We continue to consider the thermodynamics of conventional superfluid state. The temperature dependence of relevant order parameters is revealed in Fig. 3. Here we show the behaviors of energy, specific heat, entropy and chemical potential in Fig. 6. As can be seen in panel (a), the energy per particle E/NU increases monotonically with the temperatures. It is intuitive to notice that a larger hopping amplitude zJ/U leads to a lower energy. However, it is consistent with the behavior of entropy per particle S/Nk_B shown in panel (c). The entropy increases as the temperature gets higher, with a larger hopping amplitude zJ/U corresponding to a smaller entropy. This is due to the fact that a larger hopping amplitude enhances superfluidity, leading to an ordered phase with a lower entropy. The specific heat per particle C_V/Nk_B shows a nonmonotonic behavior. It exhibits a peak at the transition temperature, indicating the disappearance of the superfluid order. At low temperatures, the chemical potential increases sharply until it reaches a maximum at the transition, with a larger hopping amplitude corresponding to a lower chemical potential. At sufficient high temperature, the thermodynamics of the system is immune to the strength of hopping amplitude zJ/U.

Figure 6

(a) Energy per particle E/NU (b) specific heat per particle C_V/Nk_B (c) entropy per particle S/Nk_B and (d) chemical potential as a function of varying temperatures for different hopping parameters zJ/U. At zero temperature, the system is in the superfluid state with Θ = 0. The parameters used here are: K/U = 0.2 and the filling factor f = 2.

Finally, we turn our focus to the thermodynamics for a supersolid phase. As shown in Fig. 7, the supersolid phase only exists in a limited regime of phase space, which is zJ/U ∈ (0.13, 0.20) in our case. Our numerical solution indicates that for zJ/U = 0.25 and zJ/U = 0.35, the system is in the conventional superfluid phase absent of the charge order. The energy per particle E/NU follows a monotonically increasing trend for all three typical values of zJ/U. The specific heat per particle C_v/Nk_B exhibits a characteristic cusp at the transition temperature at which the superfluid order parameter vanishes. The entropy per particle S/Nk_B increases with temperature, indicating tendency toward disorder. The chemical potential manifests a nonmonotonic behavior with the maximum occurring at the transition temperature, and drops gradually with increasing temperature.

Figure 7

(a) Energy per particle E/NU (b) specific heat per particle C_V/Nk_B (c) entropy per particle S/Nk_B and (d) chemical potential as a function of varying temperatures for different hopping parameters zJ/U. At zero temperature, for zJ/U = 0.15, the system is in the supersolid phase, while for zJ/U = 0.25 and zJ/U = 0.35 the system is in the SF state. The parameters used here are: K/U = 0.4 and the filling factor f = 1.5.

Summary

To sum up, we have studied the extended Bose-Hubbard model with global-range interactions at finite temperatures.

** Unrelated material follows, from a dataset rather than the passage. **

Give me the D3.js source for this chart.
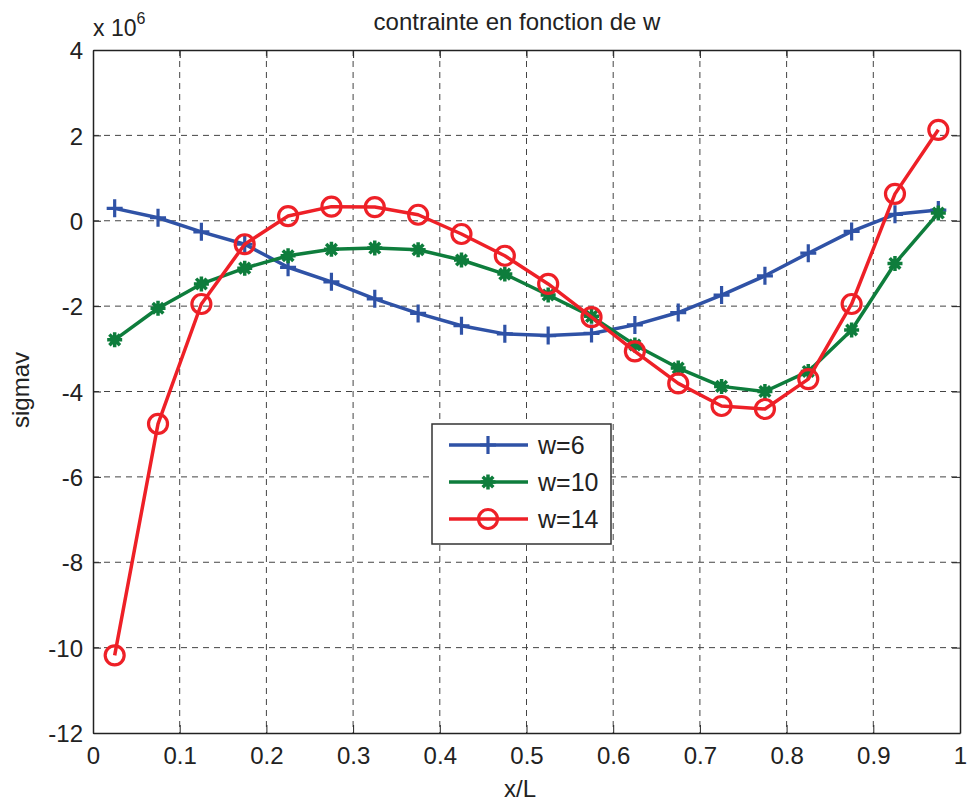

We formulated a self-consistent mean-field theory to describe the finite-temperature physics. We have obtained temperature dependence of superfluid order parameters and number densities on even and odd lattice sites. Remarkably, we find that the melting of the charge order is gradually happened as the temperature is increased. For thermodynamic behaviors, we show the variations of energy, specific heat and entropy per particle with the varying of the temperatures and some external tuning parameters. Interestingly, we demonstrate that specific heat show characteristic behaviors across the phase transition. Our results help to establish a qualitative picture for this system at finite temperatures, which are interesting from experimental point view. We expect that such study will stimulate further interesting works from both theoretical side and experimental side.